Battle of Les Avins
The Battle of Les Avins or Battle of Avein was fought on May 20, 1635 during the Thirty Years' War between a French and a Spanish army.
The battle was fought in the Belgian village of Les Avins, south of Huy, in what was then the bishopric of Liège. It was the first serious engagement for the French, which had entered the war only three months before.
The French army was under command of Marshals of France Urbain de Maillé-Brézé and Gaspard III de Coligny, Maréchal de Châtillon. The Spanish were commanded by Thomas Francis, Prince of Carignan.
The Spanish army was inferior in numbers, surrounded and completely defeated in just a few hours. Some 5,000 Spanish were killed or wounded, 1,500 captured and the rest scattered.The French army joined up with the Dutch coming from the north, but their disagreements gave the Spanish the time to reorganize themselfs. They harassed the French with quick cavalry raids. The French army also suffered from lack of supplies and money, what caused widespread desertions. After the Peace of Prague (1635), Imperial troops were free to reinforce the Spanish and in 1636 together they drove the French back, towards the gates of Paris.
The open war with Spain started disastrously for the French. After an initial French attack and victory in the Battle of Les Avins in 1635, Spanish and Imperial forces, operating from the Spanish Netherlands launched in 1636 lightening campaigns through northern France and looked likely to invade Paris when the vast fiscal commitments of the Thirty Years War forced them to suspend their attacks. This gave the French a chance to regroup and force Spanish forces back towards the northern border. The French also sent forces through Lorraine into the Alsace to cut the Spanish Road, the vital supply line connecting the Spanish Netherlands to Spain through the Mediterranean port of Genoa. In 1640 internal pressures caused by the burden of the Thirty Years War led to the simultaneous revolts of Portugal and Catalonia against the Spanish Habsburgs. Spain was now fighting two major wars of succession in addition to a great international conflict; the complete collapse of the Spanish empire was thought imminent. The French invaded Catalonia, ostensibly to help the rebels. In 1643, the French defeated the Spanish at the Battle of Rocroi in northern France; the myth of the Spanish Tercio's invincibility was at an end.

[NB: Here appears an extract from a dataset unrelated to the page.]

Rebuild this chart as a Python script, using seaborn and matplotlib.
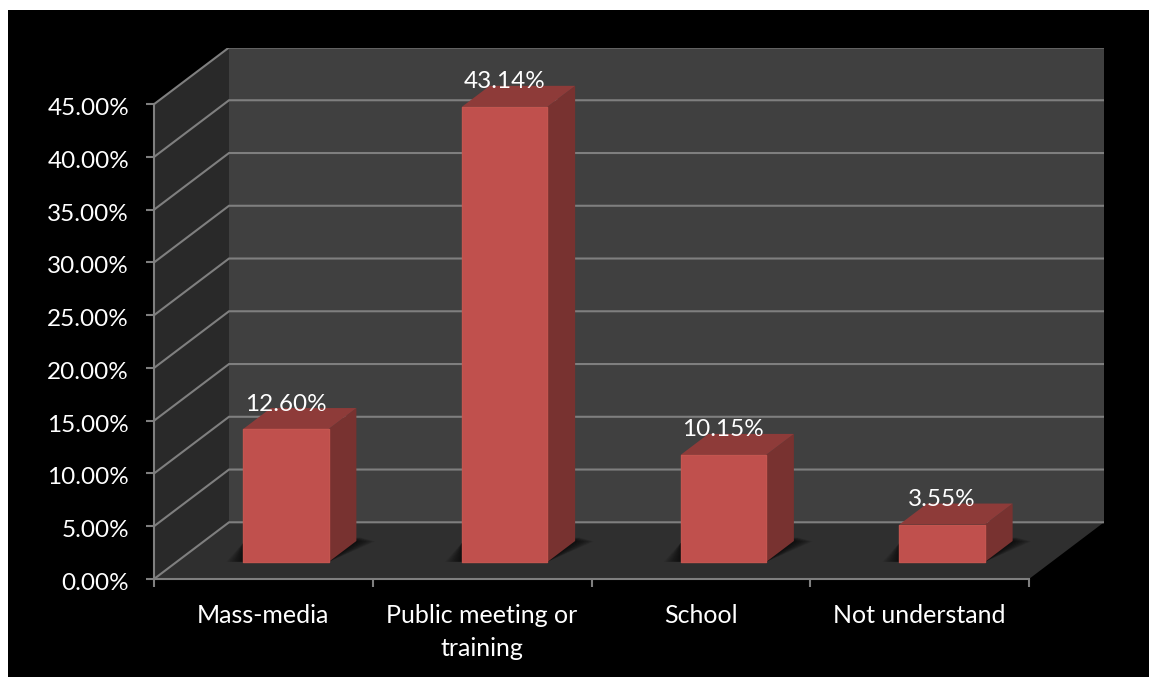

During the last decade of the Thirty Years' War, the Spanish forces in the Southern Netherlands were sandwiched between French and Dutch forces. When the peace treaty was negotiated, France insisted upon Spain being excluded, but the demand was rejected. In the Peace of Westphalia, France gained territory in the Alsace, thus interrupting the Spanish Road; at the signing of the treaty, Spain recognized the independence of the Dutch republic but gave up very little else; indeed the Spanish had to be paid to leave positions they had seized on the Rhine.
In Italy, France fought with the more or less reluctant support of its client state Piedmont against the Spanish in the Duchy of Milan. Confusion was added from 1639–1642 by the Piedmontese Civil War. The siege of Turin in 1640 was a famous event in both this war and the Franco-Spanish conflict. France also tried to take the Tuscan Presidios in 1646, and involved itself in the Naples revolt of 1647–1648.